Minimalist / wearable. Lower-key holiday designs that signal the season without screaming it. These tend to have the longest wear life because they don't date themselves in one photo cycle. A clean "December" or a subtle holiday graphic on a quality tee can work as a regular cold-weather shirt, not just a holiday prop.
What we look for across all of these: print clarity (designs that hold up after washing), size range availability (critical for family matching), and a design aesthetic that feels intentional rather than assembled from clip art.
Who Wears This / Gift Context
The audience for this hub is wide, which is appropriate for a hub this size. But a few use cases dominate:
The family photo mission. Coordinating Christmas outfits for a family photo, a holiday card, or both. This is the most common use case and the one where design consistency across sizes matters most. For this use case, we recommend starting with the traditional or minimalist design families, they read cleanly at a distance, work across skin tones and body types, and have a shelf life beyond this single season.
The friend group holiday event. A group going to a holiday party, doing a Friendsgiving-adjacent Christmas gathering, or heading on a holiday trip together. This use case allows for a little more boldness in design choice, the context is more casual and more photographed. The role-based and graphic statement designs work particularly well here.

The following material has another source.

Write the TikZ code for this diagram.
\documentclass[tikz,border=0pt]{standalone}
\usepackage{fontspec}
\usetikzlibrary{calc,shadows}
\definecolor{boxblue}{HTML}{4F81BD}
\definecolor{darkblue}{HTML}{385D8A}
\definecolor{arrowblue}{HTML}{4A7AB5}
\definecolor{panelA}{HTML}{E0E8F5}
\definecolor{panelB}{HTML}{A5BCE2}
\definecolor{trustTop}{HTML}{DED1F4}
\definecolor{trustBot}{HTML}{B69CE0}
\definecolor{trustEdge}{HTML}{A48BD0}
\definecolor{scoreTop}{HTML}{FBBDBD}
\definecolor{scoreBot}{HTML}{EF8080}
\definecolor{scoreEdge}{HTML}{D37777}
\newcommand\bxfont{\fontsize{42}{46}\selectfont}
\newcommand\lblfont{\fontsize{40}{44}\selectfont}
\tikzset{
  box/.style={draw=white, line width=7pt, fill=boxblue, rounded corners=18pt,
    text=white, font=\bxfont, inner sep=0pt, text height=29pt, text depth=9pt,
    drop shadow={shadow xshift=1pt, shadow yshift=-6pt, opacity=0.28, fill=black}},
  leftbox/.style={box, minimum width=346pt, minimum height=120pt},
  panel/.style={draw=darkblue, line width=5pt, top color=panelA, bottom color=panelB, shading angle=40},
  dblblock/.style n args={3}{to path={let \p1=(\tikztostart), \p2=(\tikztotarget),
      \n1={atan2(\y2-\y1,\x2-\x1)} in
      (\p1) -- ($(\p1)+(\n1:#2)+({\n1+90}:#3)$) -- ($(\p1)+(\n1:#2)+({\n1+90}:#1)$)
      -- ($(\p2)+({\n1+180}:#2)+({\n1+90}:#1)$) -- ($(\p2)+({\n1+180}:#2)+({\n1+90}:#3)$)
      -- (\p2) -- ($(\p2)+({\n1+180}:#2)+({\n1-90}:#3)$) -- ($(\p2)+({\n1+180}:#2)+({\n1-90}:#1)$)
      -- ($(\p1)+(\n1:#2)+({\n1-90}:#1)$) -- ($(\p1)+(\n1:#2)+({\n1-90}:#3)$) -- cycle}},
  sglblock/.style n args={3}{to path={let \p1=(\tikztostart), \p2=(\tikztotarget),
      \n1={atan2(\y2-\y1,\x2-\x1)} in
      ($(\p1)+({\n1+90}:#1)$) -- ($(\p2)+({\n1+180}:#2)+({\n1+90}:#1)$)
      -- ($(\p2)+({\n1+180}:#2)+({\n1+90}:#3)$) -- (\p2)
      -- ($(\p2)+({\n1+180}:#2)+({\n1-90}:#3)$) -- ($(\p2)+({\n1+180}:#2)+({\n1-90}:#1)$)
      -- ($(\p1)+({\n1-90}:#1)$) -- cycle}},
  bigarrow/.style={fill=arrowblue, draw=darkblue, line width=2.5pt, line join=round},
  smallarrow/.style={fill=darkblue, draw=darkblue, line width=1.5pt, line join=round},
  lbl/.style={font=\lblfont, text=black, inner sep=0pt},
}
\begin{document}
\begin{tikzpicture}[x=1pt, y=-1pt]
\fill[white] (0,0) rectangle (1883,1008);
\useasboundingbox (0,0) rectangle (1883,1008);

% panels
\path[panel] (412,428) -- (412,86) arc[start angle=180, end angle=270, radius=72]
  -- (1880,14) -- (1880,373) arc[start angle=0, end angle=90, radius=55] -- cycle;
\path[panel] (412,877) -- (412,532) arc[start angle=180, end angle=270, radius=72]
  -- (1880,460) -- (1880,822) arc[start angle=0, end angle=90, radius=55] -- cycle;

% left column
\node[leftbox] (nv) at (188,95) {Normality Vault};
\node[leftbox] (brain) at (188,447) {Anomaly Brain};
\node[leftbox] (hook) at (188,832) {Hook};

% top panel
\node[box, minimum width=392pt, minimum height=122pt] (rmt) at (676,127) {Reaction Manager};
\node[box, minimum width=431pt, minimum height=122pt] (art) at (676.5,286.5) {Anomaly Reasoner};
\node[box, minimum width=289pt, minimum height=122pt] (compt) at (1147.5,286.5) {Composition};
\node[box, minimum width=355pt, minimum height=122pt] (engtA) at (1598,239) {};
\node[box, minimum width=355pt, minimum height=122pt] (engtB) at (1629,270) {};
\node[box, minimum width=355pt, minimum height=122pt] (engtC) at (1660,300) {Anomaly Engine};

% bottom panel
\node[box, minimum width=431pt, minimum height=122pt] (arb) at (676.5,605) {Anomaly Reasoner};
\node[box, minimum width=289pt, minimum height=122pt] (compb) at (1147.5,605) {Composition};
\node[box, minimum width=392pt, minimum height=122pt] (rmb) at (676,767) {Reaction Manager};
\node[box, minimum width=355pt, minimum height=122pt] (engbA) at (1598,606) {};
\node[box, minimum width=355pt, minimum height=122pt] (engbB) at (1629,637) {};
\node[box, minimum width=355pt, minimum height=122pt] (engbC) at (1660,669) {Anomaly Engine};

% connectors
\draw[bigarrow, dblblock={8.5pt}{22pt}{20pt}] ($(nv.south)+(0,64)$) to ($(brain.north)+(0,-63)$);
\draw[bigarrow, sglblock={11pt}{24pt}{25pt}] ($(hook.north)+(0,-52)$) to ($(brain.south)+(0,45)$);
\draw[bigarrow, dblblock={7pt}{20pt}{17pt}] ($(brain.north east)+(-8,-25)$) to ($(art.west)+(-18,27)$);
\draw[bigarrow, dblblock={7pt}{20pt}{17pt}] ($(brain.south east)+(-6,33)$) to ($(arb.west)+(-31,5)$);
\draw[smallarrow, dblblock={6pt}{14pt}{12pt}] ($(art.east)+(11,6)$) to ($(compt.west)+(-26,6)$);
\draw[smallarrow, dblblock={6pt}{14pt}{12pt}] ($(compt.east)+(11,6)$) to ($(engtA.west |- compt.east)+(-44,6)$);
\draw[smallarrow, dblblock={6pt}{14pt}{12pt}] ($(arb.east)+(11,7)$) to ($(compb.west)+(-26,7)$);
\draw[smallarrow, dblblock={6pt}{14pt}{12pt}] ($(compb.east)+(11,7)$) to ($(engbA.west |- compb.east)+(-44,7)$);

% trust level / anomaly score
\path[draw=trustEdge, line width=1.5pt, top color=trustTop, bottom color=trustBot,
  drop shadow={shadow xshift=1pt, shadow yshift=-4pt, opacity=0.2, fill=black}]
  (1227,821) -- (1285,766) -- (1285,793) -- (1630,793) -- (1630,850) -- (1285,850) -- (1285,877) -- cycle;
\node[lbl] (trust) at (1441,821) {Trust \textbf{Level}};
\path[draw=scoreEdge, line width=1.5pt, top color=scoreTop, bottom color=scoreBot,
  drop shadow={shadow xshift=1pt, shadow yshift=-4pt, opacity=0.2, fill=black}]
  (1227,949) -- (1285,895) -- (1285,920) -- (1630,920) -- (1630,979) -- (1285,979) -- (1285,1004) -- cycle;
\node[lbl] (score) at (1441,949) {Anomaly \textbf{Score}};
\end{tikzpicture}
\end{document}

The gift set approach. Buying matching shirts as a gift for a couple, siblings, or a parent-and-child pair. This is a genuinely thoughtful gift when executed well, you're not just buying a shirt, you're giving a shared moment. Pair with a card that signals the occasion and it lands every time.
Timing note: this is the hub where lead time matters most. With group orders across multiple sizes, stock can move fast as Christmas approaches. We strongly recommend browsing and ordering before December 10th. If you're doing a large family order (six or more people), mid-November is a safer target. The designs are here all year, don't let shipping timelines make the decision for you.

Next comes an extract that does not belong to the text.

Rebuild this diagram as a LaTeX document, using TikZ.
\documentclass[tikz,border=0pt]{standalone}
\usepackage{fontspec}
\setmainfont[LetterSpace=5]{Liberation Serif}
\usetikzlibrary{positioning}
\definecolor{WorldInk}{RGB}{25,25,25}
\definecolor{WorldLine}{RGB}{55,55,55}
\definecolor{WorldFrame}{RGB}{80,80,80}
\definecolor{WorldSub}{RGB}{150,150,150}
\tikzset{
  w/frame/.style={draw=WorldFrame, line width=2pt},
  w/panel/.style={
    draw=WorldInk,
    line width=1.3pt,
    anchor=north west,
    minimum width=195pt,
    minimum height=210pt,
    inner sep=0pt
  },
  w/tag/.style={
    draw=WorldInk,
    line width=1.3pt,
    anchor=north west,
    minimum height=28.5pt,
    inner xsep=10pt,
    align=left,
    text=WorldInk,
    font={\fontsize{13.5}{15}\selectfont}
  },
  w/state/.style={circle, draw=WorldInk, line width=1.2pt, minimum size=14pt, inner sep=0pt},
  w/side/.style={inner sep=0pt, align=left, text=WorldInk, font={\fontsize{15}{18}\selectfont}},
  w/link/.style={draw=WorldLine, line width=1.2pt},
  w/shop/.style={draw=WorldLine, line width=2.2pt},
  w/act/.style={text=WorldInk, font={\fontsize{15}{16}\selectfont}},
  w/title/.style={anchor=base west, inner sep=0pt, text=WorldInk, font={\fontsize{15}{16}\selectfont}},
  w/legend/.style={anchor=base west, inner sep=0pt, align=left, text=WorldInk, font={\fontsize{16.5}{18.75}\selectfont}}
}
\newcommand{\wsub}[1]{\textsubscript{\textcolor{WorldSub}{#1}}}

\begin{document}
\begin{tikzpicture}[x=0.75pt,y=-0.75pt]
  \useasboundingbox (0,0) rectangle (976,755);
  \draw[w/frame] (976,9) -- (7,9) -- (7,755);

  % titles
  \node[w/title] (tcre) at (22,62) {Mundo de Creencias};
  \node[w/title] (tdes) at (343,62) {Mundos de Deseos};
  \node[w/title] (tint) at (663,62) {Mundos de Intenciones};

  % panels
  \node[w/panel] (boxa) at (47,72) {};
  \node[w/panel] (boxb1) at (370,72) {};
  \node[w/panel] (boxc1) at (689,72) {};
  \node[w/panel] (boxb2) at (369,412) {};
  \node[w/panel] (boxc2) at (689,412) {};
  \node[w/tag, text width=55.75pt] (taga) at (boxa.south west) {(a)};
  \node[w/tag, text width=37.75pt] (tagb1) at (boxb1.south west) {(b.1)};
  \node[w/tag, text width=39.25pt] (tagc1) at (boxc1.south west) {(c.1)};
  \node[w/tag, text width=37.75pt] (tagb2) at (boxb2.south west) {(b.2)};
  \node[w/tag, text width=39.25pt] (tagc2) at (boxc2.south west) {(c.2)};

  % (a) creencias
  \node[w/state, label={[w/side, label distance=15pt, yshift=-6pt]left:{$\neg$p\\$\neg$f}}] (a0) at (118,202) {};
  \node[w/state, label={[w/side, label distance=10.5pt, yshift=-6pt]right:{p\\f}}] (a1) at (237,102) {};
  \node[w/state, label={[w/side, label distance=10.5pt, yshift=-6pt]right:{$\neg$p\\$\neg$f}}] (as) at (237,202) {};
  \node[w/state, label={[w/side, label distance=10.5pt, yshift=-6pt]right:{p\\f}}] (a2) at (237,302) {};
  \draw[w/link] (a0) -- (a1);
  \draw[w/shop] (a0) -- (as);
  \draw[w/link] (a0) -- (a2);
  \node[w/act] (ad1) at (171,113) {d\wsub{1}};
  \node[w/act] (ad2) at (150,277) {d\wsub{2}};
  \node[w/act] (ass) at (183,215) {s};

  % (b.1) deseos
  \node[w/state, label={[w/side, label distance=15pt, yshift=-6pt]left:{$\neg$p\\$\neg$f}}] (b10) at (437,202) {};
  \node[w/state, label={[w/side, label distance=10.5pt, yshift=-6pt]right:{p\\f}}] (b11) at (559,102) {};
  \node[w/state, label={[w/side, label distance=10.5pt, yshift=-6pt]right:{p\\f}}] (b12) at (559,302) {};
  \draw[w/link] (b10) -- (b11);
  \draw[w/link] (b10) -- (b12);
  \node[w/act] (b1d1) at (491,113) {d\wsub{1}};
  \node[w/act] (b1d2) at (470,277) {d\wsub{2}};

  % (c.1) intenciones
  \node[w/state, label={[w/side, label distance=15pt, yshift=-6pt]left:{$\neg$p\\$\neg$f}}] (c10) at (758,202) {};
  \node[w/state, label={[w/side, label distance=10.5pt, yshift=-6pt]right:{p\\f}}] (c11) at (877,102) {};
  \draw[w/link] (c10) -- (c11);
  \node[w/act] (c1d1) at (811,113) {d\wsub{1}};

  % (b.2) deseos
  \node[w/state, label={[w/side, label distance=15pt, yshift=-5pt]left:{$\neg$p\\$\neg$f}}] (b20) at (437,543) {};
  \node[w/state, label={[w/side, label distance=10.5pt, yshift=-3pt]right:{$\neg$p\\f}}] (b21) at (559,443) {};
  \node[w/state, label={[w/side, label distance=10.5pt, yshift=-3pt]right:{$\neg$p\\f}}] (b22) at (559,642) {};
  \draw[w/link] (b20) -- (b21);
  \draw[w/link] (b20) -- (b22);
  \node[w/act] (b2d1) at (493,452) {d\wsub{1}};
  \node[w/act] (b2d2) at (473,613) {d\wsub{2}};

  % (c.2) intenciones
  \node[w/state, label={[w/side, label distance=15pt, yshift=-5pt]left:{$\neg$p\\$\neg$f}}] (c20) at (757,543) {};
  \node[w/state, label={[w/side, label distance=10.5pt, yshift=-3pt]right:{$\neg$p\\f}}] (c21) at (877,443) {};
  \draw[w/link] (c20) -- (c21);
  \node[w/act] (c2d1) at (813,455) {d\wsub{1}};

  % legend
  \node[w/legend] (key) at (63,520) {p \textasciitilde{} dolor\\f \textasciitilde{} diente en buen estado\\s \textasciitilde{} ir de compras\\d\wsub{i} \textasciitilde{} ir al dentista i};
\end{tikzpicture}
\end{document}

Frequently asked questions
How do I coordinate a matching order for a large family with different sizes?
Designate one person to collect sizes from everyone before you start browsing — not after you've fallen in love with a design. Confirm that your chosen design is available in all needed sizes before placing any individual orders. It's also worth checking stock levels, especially if you need three or more of the same design — popular sizes can sell through.
Can kids and adults wear the same design family?
Yes — most designs in this hub that are intended for group or family use are available in both adult and kids' sizes. The design stays consistent; the cut and sizing scales appropriately. Check the size chart on each individual listing to confirm youth sizes are available before committing to a design for a multi-generational group.
What if the group can't agree on one design?
Browse by aesthetic family rather than by a single design. If you can agree on a color palette or a general vibe — traditional and cozy vs. funny and casual — it's easier to find a design that the whole group can live with. Also remember that matching doesn't have to mean identical: coordinating colors with different designs within the same family can look great in photos.